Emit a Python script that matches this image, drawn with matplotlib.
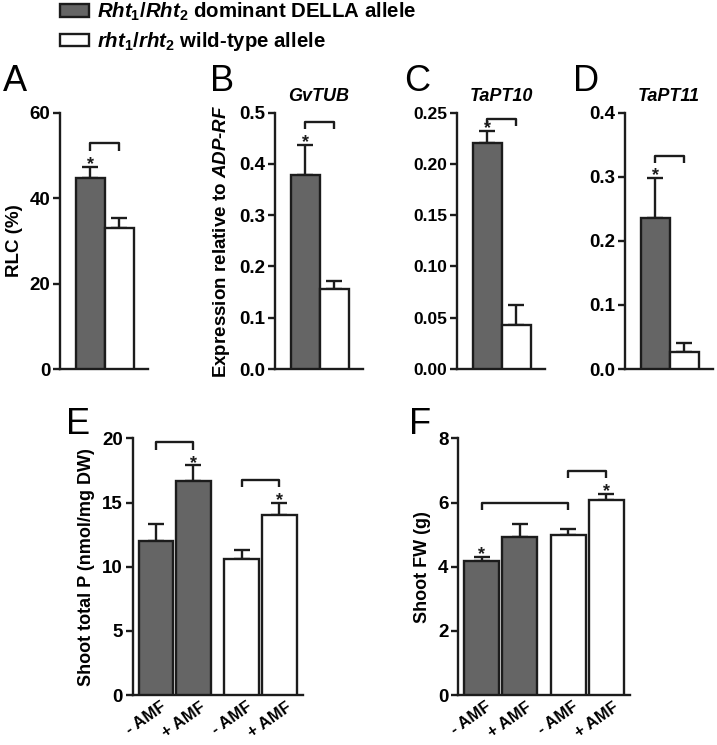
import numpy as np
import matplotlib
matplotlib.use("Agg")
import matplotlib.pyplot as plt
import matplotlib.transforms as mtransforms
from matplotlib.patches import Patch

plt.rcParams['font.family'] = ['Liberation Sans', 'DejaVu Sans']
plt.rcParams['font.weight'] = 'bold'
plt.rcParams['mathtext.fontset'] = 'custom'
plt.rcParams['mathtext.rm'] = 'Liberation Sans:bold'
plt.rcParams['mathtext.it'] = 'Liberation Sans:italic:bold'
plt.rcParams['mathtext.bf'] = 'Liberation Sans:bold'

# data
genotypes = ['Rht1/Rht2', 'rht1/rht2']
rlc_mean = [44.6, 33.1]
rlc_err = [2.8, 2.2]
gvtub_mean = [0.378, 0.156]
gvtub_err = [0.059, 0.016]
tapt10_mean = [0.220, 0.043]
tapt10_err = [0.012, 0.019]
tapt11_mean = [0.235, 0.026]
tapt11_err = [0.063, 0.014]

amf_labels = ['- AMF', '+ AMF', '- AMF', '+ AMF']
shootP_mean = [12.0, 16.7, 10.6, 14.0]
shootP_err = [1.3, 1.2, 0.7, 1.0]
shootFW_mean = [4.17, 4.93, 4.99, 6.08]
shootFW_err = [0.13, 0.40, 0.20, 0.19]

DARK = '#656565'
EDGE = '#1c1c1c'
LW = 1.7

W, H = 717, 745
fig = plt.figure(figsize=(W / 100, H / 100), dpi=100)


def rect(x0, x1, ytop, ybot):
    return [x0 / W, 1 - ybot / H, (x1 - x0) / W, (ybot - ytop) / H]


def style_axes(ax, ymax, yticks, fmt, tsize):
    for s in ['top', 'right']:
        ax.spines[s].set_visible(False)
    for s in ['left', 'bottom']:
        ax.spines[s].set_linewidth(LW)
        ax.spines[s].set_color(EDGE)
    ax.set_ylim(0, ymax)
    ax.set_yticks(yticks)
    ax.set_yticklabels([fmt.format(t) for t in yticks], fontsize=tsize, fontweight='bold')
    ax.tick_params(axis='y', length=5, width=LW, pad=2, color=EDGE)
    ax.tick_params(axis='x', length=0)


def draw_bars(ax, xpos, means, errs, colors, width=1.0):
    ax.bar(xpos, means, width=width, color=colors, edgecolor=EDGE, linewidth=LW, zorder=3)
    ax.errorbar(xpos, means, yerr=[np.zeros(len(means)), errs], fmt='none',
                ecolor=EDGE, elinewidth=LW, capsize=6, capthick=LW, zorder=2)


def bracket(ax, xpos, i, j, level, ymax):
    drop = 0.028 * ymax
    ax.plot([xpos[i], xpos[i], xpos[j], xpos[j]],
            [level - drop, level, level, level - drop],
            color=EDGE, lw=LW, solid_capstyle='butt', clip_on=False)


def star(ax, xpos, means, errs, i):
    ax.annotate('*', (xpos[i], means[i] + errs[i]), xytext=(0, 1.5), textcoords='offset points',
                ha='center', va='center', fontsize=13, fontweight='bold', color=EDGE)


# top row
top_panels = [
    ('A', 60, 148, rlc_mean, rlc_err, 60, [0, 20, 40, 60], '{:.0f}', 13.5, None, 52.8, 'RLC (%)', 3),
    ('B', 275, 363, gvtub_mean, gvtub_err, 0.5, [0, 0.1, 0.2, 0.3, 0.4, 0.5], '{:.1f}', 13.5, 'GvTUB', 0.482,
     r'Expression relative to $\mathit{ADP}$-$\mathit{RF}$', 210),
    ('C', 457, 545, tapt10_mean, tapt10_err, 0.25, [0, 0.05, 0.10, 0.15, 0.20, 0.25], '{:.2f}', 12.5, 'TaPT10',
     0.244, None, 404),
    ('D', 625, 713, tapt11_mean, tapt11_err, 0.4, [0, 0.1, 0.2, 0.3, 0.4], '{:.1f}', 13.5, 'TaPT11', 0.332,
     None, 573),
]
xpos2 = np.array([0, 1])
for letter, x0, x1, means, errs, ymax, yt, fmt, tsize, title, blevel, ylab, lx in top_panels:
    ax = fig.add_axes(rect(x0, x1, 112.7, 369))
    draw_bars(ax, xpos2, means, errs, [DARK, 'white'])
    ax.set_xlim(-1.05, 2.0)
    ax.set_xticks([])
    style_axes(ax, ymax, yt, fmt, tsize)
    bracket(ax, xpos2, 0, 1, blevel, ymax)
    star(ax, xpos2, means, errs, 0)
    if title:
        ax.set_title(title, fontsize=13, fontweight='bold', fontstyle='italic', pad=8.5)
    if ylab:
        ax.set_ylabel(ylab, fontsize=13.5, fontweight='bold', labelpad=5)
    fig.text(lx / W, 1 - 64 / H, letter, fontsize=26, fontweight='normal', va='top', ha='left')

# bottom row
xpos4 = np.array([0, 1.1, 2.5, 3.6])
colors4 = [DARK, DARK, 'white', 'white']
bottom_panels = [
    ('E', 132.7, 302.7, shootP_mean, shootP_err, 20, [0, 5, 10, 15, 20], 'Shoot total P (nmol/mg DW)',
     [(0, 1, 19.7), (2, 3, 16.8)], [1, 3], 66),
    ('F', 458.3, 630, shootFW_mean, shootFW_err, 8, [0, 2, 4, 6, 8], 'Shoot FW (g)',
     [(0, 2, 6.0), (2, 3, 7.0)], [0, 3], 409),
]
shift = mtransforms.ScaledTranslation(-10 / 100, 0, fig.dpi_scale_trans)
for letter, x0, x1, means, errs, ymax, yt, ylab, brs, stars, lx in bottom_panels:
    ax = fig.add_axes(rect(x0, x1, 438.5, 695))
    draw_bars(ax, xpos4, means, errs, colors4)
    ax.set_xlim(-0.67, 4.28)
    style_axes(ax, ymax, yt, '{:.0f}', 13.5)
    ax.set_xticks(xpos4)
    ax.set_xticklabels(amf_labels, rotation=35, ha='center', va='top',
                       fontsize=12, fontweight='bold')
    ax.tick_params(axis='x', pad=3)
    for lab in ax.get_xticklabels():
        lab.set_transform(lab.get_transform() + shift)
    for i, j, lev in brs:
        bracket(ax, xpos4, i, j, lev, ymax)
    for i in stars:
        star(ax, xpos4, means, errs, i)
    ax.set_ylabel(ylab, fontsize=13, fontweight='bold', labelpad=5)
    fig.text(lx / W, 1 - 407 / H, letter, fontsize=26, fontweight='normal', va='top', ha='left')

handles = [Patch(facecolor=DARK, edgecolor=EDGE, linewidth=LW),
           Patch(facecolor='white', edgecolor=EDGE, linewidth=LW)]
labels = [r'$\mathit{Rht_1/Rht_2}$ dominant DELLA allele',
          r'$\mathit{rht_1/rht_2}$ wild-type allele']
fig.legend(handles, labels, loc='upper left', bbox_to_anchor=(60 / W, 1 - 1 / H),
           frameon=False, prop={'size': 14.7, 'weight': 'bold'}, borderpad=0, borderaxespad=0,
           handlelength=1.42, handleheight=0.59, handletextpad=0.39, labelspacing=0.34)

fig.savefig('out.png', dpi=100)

==

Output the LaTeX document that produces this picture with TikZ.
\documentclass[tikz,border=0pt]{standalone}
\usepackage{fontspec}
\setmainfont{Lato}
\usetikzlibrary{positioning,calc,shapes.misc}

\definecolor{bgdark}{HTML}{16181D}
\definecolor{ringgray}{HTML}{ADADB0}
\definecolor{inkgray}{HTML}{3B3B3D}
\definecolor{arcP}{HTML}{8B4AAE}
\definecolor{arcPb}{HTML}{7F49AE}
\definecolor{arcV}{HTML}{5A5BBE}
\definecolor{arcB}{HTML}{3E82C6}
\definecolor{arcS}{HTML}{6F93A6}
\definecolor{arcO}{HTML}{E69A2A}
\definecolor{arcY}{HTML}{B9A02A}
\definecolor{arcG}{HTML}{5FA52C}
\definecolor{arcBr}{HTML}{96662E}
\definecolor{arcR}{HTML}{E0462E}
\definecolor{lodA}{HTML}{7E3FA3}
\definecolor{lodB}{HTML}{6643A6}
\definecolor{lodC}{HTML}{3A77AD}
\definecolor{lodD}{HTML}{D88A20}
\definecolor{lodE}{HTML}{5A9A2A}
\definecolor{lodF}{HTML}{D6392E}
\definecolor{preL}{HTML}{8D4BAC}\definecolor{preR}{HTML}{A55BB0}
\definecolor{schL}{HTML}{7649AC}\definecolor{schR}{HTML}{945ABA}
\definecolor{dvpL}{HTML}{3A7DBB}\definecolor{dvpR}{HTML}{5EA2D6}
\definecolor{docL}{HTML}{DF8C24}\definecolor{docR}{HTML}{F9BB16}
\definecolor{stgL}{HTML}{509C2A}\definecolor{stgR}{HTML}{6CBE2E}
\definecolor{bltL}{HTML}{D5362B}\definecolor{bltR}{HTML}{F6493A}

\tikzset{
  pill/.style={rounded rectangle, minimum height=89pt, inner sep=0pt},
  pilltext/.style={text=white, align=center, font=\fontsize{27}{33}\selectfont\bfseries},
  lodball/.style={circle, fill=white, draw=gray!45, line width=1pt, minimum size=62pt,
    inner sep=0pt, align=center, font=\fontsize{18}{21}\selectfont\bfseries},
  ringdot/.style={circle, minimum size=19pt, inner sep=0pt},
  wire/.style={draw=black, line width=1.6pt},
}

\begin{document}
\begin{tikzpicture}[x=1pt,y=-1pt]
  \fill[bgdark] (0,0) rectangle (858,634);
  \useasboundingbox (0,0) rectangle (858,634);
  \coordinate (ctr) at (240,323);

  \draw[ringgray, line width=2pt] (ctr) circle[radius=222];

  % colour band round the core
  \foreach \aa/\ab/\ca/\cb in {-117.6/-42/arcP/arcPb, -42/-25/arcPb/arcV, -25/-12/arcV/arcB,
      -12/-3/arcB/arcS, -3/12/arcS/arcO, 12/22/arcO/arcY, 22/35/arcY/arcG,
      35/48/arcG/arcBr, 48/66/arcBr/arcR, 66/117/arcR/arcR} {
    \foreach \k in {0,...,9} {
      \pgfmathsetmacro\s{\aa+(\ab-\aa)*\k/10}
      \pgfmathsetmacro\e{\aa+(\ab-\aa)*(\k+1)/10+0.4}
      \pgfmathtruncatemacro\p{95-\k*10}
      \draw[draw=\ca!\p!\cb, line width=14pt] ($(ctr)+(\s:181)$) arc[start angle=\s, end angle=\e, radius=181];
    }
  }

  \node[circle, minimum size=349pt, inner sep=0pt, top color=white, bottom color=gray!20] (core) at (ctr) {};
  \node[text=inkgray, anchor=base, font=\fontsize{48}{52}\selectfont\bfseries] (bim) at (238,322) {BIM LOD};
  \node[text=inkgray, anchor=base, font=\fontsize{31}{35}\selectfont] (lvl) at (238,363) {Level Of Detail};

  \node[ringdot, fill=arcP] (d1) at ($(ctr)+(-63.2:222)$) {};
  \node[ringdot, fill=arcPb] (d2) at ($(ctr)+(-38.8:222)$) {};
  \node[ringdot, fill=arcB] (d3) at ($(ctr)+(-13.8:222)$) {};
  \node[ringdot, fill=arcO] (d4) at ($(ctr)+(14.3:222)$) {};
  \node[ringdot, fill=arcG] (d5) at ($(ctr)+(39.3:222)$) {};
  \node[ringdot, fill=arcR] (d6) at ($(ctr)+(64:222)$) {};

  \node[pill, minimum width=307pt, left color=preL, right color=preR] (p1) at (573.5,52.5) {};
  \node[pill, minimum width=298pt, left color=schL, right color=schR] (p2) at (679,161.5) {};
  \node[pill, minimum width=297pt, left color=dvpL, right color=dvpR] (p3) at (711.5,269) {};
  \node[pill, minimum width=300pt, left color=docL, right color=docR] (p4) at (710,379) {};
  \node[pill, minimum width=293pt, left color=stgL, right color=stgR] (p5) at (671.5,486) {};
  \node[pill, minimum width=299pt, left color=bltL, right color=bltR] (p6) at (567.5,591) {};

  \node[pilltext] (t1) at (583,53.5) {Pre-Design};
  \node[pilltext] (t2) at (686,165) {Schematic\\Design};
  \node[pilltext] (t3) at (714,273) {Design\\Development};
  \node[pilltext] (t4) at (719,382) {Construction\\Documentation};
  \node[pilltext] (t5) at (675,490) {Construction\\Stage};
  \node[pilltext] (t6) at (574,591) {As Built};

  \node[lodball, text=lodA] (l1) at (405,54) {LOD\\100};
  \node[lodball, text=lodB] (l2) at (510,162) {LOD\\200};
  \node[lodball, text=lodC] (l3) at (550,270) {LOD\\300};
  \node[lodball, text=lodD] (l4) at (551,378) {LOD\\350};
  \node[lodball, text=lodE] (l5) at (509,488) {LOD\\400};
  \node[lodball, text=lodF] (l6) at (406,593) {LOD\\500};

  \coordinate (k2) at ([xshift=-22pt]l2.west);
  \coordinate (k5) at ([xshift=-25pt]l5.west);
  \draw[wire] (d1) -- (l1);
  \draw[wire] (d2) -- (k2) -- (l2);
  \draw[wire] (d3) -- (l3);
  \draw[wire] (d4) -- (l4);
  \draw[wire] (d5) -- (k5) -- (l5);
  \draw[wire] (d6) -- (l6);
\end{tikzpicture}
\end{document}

TASK DIRECTIONS: Only the lines from the one containing "Output the LaTeX" through the one containing "width=2pt] (ctr) circle[radius=222];" are to be retyped, both boundary lines included, with no other material.

EXPECTED ANSWER:
Output the LaTeX document that produces this picture with TikZ.
\documentclass[tikz,border=0pt]{standalone}
\usepackage{fontspec}
\setmainfont{Lato}
\usetikzlibrary{positioning,calc,shapes.misc}

\definecolor{bgdark}{HTML}{16181D}
\definecolor{ringgray}{HTML}{ADADB0}
\definecolor{inkgray}{HTML}{3B3B3D}
\definecolor{arcP}{HTML}{8B4AAE}
\definecolor{arcPb}{HTML}{7F49AE}
\definecolor{arcV}{HTML}{5A5BBE}
\definecolor{arcB}{HTML}{3E82C6}
\definecolor{arcS}{HTML}{6F93A6}
\definecolor{arcO}{HTML}{E69A2A}
\definecolor{arcY}{HTML}{B9A02A}
\definecolor{arcG}{HTML}{5FA52C}
\definecolor{arcBr}{HTML}{96662E}
\definecolor{arcR}{HTML}{E0462E}
\definecolor{lodA}{HTML}{7E3FA3}
\definecolor{lodB}{HTML}{6643A6}
\definecolor{lodC}{HTML}{3A77AD}
\definecolor{lodD}{HTML}{D88A20}
\definecolor{lodE}{HTML}{5A9A2A}
\definecolor{lodF}{HTML}{D6392E}
\definecolor{preL}{HTML}{8D4BAC}\definecolor{preR}{HTML}{A55BB0}
\definecolor{schL}{HTML}{7649AC}\definecolor{schR}{HTML}{945ABA}
\definecolor{dvpL}{HTML}{3A7DBB}\definecolor{dvpR}{HTML}{5EA2D6}
\definecolor{docL}{HTML}{DF8C24}\definecolor{docR}{HTML}{F9BB16}
\definecolor{stgL}{HTML}{509C2A}\definecolor{stgR}{HTML}{6CBE2E}
\definecolor{bltL}{HTML}{D5362B}\definecolor{bltR}{HTML}{F6493A}

\tikzset{
  pill/.style={rounded rectangle, minimum height=89pt, inner sep=0pt},
  pilltext/.style={text=white, align=center, font=\fontsize{27}{33}\selectfont\bfseries},
  lodball/.style={circle, fill=white, draw=gray!45, line width=1pt, minimum size=62pt,
    inner sep=0pt, align=center, font=\fontsize{18}{21}\selectfont\bfseries},
  ringdot/.style={circle, minimum size=19pt, inner sep=0pt},
  wire/.style={draw=black, line width=1.6pt},
}

\begin{document}
\begin{tikzpicture}[x=1pt,y=-1pt]
  \fill[bgdark] (0,0) rectangle (858,634);
  \useasboundingbox (0,0) rectangle (858,634);
  \coordinate (ctr) at (240,323);

  \draw[ringgray, line width=2pt] (ctr) circle[radius=222];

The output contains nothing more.